Gather from the material every line that contains the string "this".

Available data:
* Begin *

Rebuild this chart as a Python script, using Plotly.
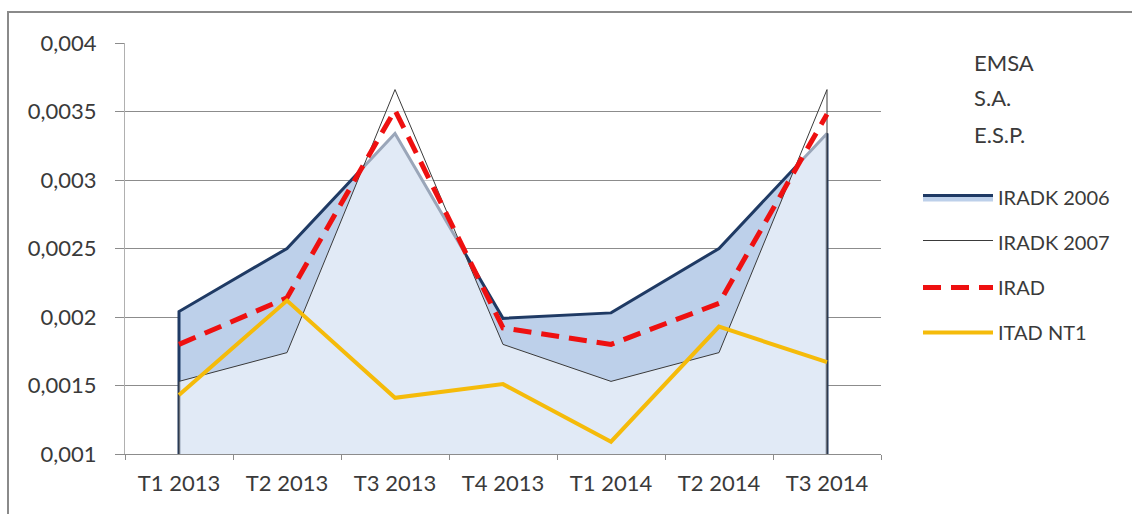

* End *
* Begin *

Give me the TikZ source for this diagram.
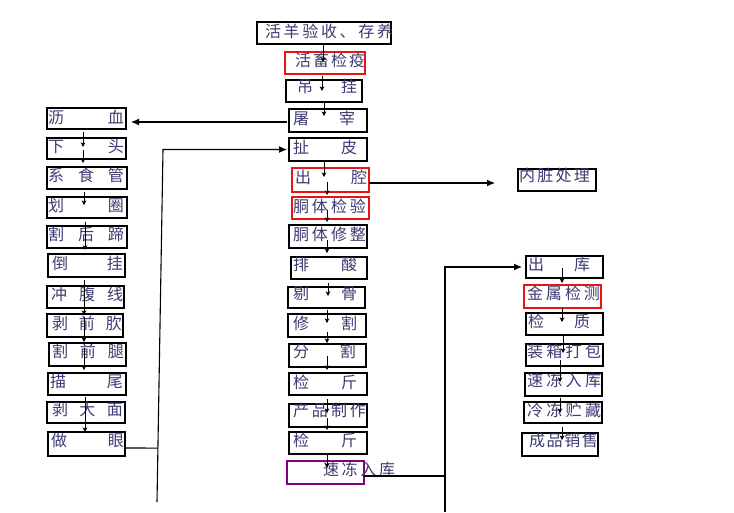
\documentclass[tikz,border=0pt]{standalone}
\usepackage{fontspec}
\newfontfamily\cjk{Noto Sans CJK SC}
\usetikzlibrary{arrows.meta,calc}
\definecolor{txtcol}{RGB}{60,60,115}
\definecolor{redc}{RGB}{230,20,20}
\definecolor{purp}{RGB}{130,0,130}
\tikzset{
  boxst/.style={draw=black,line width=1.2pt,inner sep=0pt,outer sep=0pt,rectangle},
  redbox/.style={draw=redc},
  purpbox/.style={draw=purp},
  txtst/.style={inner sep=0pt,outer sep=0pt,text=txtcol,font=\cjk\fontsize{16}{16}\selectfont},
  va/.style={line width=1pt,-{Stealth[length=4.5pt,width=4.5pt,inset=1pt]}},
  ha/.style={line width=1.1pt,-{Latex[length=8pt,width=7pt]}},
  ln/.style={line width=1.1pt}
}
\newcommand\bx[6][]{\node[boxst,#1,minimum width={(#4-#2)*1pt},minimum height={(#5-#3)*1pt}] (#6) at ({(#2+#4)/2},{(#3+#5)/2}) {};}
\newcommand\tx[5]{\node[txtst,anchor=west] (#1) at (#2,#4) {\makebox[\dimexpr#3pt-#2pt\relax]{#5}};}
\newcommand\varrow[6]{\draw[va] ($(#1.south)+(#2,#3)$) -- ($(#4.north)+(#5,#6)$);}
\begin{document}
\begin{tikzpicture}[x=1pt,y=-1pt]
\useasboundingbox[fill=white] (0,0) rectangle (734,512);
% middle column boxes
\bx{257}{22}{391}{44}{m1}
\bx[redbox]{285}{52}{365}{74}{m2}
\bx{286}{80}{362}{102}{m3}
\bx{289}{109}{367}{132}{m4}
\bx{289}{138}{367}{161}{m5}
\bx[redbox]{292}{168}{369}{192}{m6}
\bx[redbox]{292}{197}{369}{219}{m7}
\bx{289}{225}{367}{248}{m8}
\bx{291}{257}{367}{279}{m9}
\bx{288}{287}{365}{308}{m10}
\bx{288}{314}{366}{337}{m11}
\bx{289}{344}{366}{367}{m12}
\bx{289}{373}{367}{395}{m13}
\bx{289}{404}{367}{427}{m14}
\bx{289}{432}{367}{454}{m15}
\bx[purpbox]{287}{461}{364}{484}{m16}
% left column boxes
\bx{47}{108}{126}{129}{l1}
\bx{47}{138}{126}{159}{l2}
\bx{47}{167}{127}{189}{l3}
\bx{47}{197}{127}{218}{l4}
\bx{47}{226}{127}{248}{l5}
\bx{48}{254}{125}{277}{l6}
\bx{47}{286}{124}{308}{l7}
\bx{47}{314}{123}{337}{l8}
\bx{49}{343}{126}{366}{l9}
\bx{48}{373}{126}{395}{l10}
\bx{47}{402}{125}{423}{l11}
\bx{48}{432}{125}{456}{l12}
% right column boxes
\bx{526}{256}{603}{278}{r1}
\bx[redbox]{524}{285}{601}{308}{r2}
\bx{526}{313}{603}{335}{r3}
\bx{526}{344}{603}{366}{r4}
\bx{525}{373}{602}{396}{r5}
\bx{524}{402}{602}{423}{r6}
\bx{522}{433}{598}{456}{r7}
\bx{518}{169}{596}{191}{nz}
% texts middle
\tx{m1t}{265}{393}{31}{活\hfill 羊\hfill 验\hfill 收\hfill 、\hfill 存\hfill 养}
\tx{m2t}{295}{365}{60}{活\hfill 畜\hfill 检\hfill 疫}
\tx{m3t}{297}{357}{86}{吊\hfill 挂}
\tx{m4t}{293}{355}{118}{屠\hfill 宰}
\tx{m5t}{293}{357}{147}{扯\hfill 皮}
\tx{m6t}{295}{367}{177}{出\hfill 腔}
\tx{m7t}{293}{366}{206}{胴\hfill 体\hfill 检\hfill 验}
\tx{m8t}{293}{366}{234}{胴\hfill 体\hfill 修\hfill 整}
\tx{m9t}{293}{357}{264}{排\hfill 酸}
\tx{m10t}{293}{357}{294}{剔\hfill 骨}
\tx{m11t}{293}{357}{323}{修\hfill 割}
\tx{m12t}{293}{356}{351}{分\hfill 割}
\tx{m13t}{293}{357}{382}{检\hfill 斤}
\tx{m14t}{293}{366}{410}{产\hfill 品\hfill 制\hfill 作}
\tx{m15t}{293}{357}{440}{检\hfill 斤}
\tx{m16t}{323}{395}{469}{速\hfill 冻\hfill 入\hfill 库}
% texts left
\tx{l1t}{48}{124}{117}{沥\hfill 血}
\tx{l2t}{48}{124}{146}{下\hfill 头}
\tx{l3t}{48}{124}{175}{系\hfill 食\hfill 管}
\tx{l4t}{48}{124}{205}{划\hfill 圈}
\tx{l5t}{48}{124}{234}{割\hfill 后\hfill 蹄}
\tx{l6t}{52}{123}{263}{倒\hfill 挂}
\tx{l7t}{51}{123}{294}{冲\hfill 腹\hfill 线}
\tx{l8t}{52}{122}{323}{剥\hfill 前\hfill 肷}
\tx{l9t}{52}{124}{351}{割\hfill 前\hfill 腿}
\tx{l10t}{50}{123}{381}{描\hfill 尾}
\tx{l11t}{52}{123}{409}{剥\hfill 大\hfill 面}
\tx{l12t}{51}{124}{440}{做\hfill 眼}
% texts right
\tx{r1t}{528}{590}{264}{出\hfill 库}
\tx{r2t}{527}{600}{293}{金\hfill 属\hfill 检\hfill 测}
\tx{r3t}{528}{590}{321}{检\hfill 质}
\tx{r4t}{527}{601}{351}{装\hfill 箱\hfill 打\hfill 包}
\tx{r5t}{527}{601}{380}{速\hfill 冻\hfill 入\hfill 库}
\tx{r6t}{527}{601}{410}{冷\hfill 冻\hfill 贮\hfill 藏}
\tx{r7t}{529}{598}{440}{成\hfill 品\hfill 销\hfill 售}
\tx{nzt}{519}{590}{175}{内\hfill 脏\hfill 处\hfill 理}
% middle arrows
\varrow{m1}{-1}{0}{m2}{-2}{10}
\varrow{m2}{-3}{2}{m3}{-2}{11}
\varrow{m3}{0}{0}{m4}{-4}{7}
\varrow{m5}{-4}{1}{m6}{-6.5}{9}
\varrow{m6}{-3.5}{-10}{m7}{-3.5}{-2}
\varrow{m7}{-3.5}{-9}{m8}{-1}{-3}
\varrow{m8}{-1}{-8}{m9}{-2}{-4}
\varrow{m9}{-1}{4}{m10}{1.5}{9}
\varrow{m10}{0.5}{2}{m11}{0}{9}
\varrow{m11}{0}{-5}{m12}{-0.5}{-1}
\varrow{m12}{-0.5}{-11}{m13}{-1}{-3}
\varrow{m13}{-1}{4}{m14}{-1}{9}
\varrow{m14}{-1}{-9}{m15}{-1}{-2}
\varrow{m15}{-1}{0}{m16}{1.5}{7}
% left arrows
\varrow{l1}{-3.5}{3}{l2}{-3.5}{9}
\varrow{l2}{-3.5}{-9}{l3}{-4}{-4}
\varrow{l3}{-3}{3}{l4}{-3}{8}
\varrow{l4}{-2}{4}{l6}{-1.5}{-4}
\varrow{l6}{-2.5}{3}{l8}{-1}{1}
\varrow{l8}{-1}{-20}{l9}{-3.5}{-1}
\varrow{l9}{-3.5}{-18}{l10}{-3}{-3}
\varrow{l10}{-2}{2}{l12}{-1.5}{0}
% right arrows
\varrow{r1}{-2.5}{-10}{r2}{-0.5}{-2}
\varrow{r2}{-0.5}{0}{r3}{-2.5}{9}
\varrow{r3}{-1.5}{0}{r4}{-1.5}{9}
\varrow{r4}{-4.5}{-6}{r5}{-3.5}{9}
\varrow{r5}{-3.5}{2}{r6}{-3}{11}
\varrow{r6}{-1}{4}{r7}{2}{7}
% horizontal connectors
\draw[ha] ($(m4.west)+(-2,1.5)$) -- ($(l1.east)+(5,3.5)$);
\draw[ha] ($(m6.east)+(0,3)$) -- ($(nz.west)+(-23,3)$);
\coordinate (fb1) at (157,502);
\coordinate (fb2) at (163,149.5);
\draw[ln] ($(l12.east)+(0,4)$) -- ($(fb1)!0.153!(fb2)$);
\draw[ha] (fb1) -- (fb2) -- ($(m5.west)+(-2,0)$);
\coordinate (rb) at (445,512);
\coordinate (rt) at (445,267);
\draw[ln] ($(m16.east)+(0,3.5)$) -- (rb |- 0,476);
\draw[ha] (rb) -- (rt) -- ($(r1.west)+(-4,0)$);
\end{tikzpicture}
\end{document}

* End *
* Begin *

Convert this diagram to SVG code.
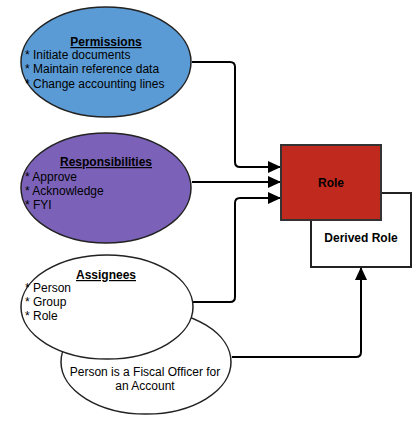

* End *

Reply to the exercise:
Rebuild this chart as a Python script, using Plotly.
Give me the TikZ source for this diagram.
Convert this diagram to SVG code.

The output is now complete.